_Goal_
Return the material word for word. Do not include pictures.

_Information shown_
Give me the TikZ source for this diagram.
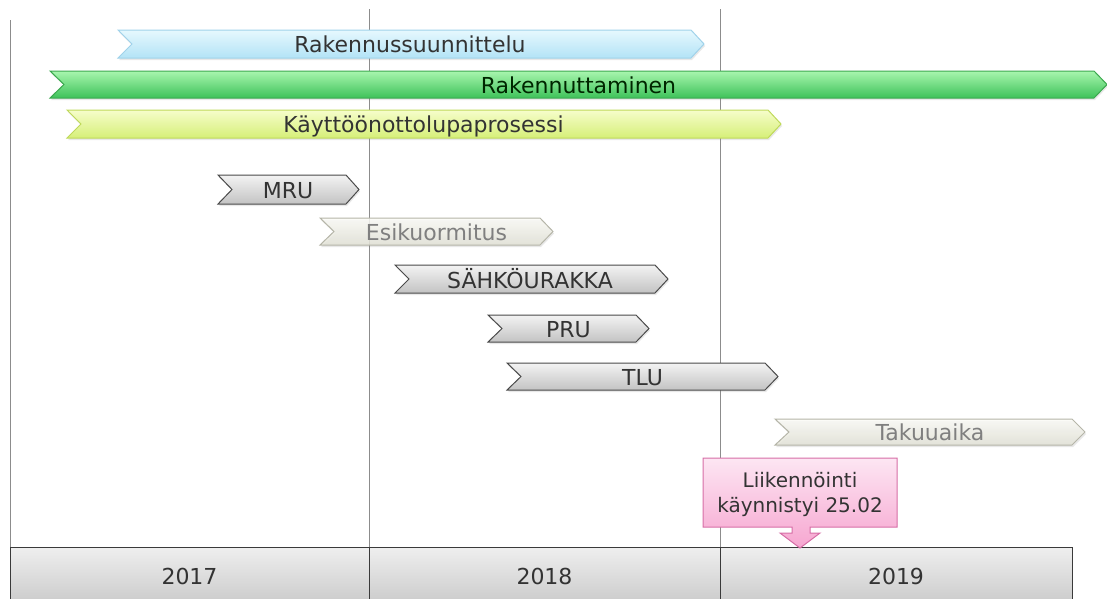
\documentclass[tikz,border=0pt]{standalone}
\usepackage{fontspec}
\setmainfont{DejaVu Sans}
\usetikzlibrary{shadows}
\definecolor{txt}{HTML}{333333}
\definecolor{txtlight}{HTML}{7F7F7F}
\definecolor{gridc}{HTML}{8C8C8C}
\definecolor{bluetop}{HTML}{E6F8FE}
\definecolor{bluebot}{HTML}{B3E3F6}
\definecolor{blueline}{HTML}{A0D2EA}
\definecolor{greentop}{HTML}{A8F6AE}
\definecolor{greenbot}{HTML}{3EC25A}
\definecolor{greenline}{HTML}{3CA84F}
\definecolor{yeltop}{HTML}{F6FDCB}
\definecolor{yelbot}{HTML}{D6EF78}
\definecolor{yelline}{HTML}{BFD95A}
\definecolor{graytop}{HTML}{F3F3F3}
\definecolor{graybot}{HTML}{C3C3C3}
\definecolor{grayline}{HTML}{4A4A4A}
\definecolor{creamtop}{HTML}{FBFBF7}
\definecolor{creambot}{HTML}{E2E2D6}
\definecolor{creamline}{HTML}{B5B5A8}
\definecolor{pinktop}{HTML}{FDE6F3}
\definecolor{pinkbot}{HTML}{F6A6D0}
\definecolor{pinkline}{HTML}{D66EA6}
\definecolor{yeartop}{HTML}{EFEFEF}
\definecolor{yearbot}{HTML}{CDCDCD}
\definecolor{yearline}{HTML}{3A3A3A}
\tikzset{
  chevbase/.style={line width=1pt, line join=miter,
    drop shadow={opacity=0.18, shadow xshift=1pt, shadow yshift=-2pt}},
  bluechev/.style={chevbase, draw=blueline, top color=bluetop, bottom color=bluebot},
  greenchev/.style={chevbase, draw=greenline, top color=greentop, bottom color=greenbot},
  yelchev/.style={chevbase, draw=yelline, top color=yeltop, bottom color=yelbot},
  graychev/.style={chevbase, draw=grayline, top color=graytop, bottom color=graybot},
  creamchev/.style={chevbase, draw=creamline, top color=creamtop, bottom color=creambot, fill opacity=0.85},
  lbl/.style={inner sep=0pt, text height=16pt, text depth=0pt, text=txt,
    font=\fontsize{22}{26}\selectfont},
  lbllight/.style={lbl, text=txtlight},
  gridline/.style={draw=gridc, line width=1pt},
  yearcell/.style={draw=yearline, line width=1pt, top color=yeartop, bottom color=yearbot},
  callout/.style={draw=pinkline, line width=1pt, top color=pinktop, bottom color=pinkbot, line join=miter}
}
% #1 x0, #2 x1, #3 ytop, #4 ybot, #5 style
\newcommand{\chevshape}[5]{%
  \path[#5] (#1,#3) -- ({#2-13},#3) -- (#2,{(#3+#4)/2}) -- ({#2-13},#4) -- (#1,#4) -- ({#1+14},{(#3+#4)/2}) -- cycle;}
\begin{document}
\begin{tikzpicture}[x=1pt,y=-1pt]
\useasboundingbox (0,0) rectangle (1107,598);
% grid lines
\coordinate (g0t) at (10,20);  \coordinate (g0b) at (10,547);
\coordinate (g1t) at (369,9);  \coordinate (g1b) at (369,598);
\coordinate (g2t) at (720,9);  \coordinate (g2b) at (720,598);
\draw[gridline] (g0t) -- (g0b);
\draw[gridline] (g1t) -- (g1b);
\draw[gridline] (g2t) -- (g2b);
% year bar
\path[yearcell] (10,547) rectangle (369,600);
\path[yearcell] (369,547) rectangle (720,600);
\path[yearcell] (720,547) rectangle (1072,600);
\node[lbl] (y2017) at (189.5,576) {2017};
\node[lbl] (y2018) at (544.5,576) {2018};
\node[lbl] (y2019) at (896,576) {2019};
% chevrons
\chevshape{118}{704}{30}{58}{bluechev}
\node[lbl] (rs) at (410,44.5) {Rakennussuunnittelu};
\chevshape{50}{1107}{71}{98}{greenchev}
\node[lbl, text=black!85!green] (rt) at (578.5,85) {Rakennuttaminen};
\chevshape{67}{781}{110}{138}{yelchev}
\node[lbl] (kp) at (423.5,124.5) {Käyttöönottolupaprosessi};
\chevshape{218}{359}{175}{204}{graychev}
\node[lbl] (mru) at (288,190) {MRU};
\chevshape{320}{553}{218}{245}{creamchev}
\node[lbllight] (esi) at (436.5,232) {Esikuormitus};
\chevshape{395}{668}{265}{293}{graychev}
\node[lbl] (sah) at (530,280) {SÄHKÖURAKKA};
\chevshape{488}{649}{315}{342}{graychev}
\node[lbl] (pru) at (568.5,329) {PRU};
\chevshape{507}{778}{363}{390}{graychev}
\node[lbl] (tlu) at (642.5,377) {TLU};
\chevshape{775}{1085}{419}{445}{creamchev}
\node[lbllight] (tak) at (930,432.5) {Takuuaika};
% callout
\path[callout] (703,458) -- (897,458) -- (897,527) -- (810,527) -- (810,533) -- (820,533)
  -- (800,548) -- (780,533) -- (792,533) -- (792,527) -- (703,527) -- cycle;
\node[inner sep=0pt, align=center, text=txt, font=\fontsize{20}{25}\selectfont] (lk) at (800,494)
  {Liikennöinti\\käynnistyi 25.02};
\end{tikzpicture}
\end{document}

_Complete answer_
Give me the TikZ source for this diagram.
\documentclass[tikz,border=0pt]{standalone}
\usepackage{fontspec}
\setmainfont{DejaVu Sans}
\usetikzlibrary{shadows}
\definecolor{txt}{HTML}{333333}
\definecolor{txtlight}{HTML}{7F7F7F}
\definecolor{gridc}{HTML}{8C8C8C}
\definecolor{bluetop}{HTML}{E6F8FE}
\definecolor{bluebot}{HTML}{B3E3F6}
\definecolor{blueline}{HTML}{A0D2EA}
\definecolor{greentop}{HTML}{A8F6AE}
\definecolor{greenbot}{HTML}{3EC25A}
\definecolor{greenline}{HTML}{3CA84F}
\definecolor{yeltop}{HTML}{F6FDCB}
\definecolor{yelbot}{HTML}{D6EF78}
\definecolor{yelline}{HTML}{BFD95A}
\definecolor{graytop}{HTML}{F3F3F3}
\definecolor{graybot}{HTML}{C3C3C3}
\definecolor{grayline}{HTML}{4A4A4A}
\definecolor{creamtop}{HTML}{FBFBF7}
\definecolor{creambot}{HTML}{E2E2D6}
\definecolor{creamline}{HTML}{B5B5A8}
\definecolor{pinktop}{HTML}{FDE6F3}
\definecolor{pinkbot}{HTML}{F6A6D0}
\definecolor{pinkline}{HTML}{D66EA6}
\definecolor{yeartop}{HTML}{EFEFEF}
\definecolor{yearbot}{HTML}{CDCDCD}
\definecolor{yearline}{HTML}{3A3A3A}
\tikzset{
  chevbase/.style={line width=1pt, line join=miter,
    drop shadow={opacity=0.18, shadow xshift=1pt, shadow yshift=-2pt}},
  bluechev/.style={chevbase, draw=blueline, top color=bluetop, bottom color=bluebot},
  greenchev/.style={chevbase, draw=greenline, top color=greentop, bottom color=greenbot},
  yelchev/.style={chevbase, draw=yelline, top color=yeltop, bottom color=yelbot},
  graychev/.style={chevbase, draw=grayline, top color=graytop, bottom color=graybot},
  creamchev/.style={chevbase, draw=creamline, top color=creamtop, bottom color=creambot, fill opacity=0.85},
  lbl/.style={inner sep=0pt, text height=16pt, text depth=0pt, text=txt,
    font=\fontsize{22}{26}\selectfont},
  lbllight/.style={lbl, text=txtlight},
  gridline/.style={draw=gridc, line width=1pt},
  yearcell/.style={draw=yearline, line width=1pt, top color=yeartop, bottom color=yearbot},
  callout/.style={draw=pinkline, line width=1pt, top color=pinktop, bottom color=pinkbot, line join=miter}
}
% #1 x0, #2 x1, #3 ytop, #4 ybot, #5 style
\newcommand{\chevshape}[5]{%
  \path[#5] (#1,#3) -- ({#2-13},#3) -- (#2,{(#3+#4)/2}) -- ({#2-13},#4) -- (#1,#4) -- ({#1+14},{(#3+#4)/2}) -- cycle;}
\begin{document}
\begin{tikzpicture}[x=1pt,y=-1pt]
\useasboundingbox (0,0) rectangle (1107,598);
% grid lines
\coordinate (g0t) at (10,20);  \coordinate (g0b) at (10,547);
\coordinate (g1t) at (369,9);  \coordinate (g1b) at (369,598);
\coordinate (g2t) at (720,9);  \coordinate (g2b) at (720,598);
\draw[gridline] (g0t) -- (g0b);
\draw[gridline] (g1t) -- (g1b);
\draw[gridline] (g2t) -- (g2b);
% year bar
\path[yearcell] (10,547) rectangle (369,600);
\path[yearcell] (369,547) rectangle (720,600);
\path[yearcell] (720,547) rectangle (1072,600);
\node[lbl] (y2017) at (189.5,576) {2017};
\node[lbl] (y2018) at (544.5,576) {2018};
\node[lbl] (y2019) at (896,576) {2019};
% chevrons
\chevshape{118}{704}{30}{58}{bluechev}
\node[lbl] (rs) at (410,44.5) {Rakennussuunnittelu};
\chevshape{50}{1107}{71}{98}{greenchev}
\node[lbl, text=black!85!green] (rt) at (578.5,85) {Rakennuttaminen};
\chevshape{67}{781}{110}{138}{yelchev}
\node[lbl] (kp) at (423.5,124.5) {Käyttöönottolupaprosessi};
\chevshape{218}{359}{175}{204}{graychev}
\node[lbl] (mru) at (288,190) {MRU};
\chevshape{320}{553}{218}{245}{creamchev}
\node[lbllight] (esi) at (436.5,232) {Esikuormitus};
\chevshape{395}{668}{265}{293}{graychev}
\node[lbl] (sah) at (530,280) {SÄHKÖURAKKA};
\chevshape{488}{649}{315}{342}{graychev}
\node[lbl] (pru) at (568.5,329) {PRU};
\chevshape{507}{778}{363}{390}{graychev}
\node[lbl] (tlu) at (642.5,377) {TLU};
\chevshape{775}{1085}{419}{445}{creamchev}
\node[lbllight] (tak) at (930,432.5) {Takuuaika};
% callout
\path[callout] (703,458) -- (897,458) -- (897,527) -- (810,527) -- (810,533) -- (820,533)
  -- (800,548) -- (780,533) -- (792,533) -- (792,527) -- (703,527) -- cycle;
\node[inner sep=0pt, align=center, text=txt, font=\fontsize{20}{25}\selectfont] (lk) at (800,494)
  {Liikennöinti\\käynnistyi 25.02};
\end{tikzpicture}
\end{document}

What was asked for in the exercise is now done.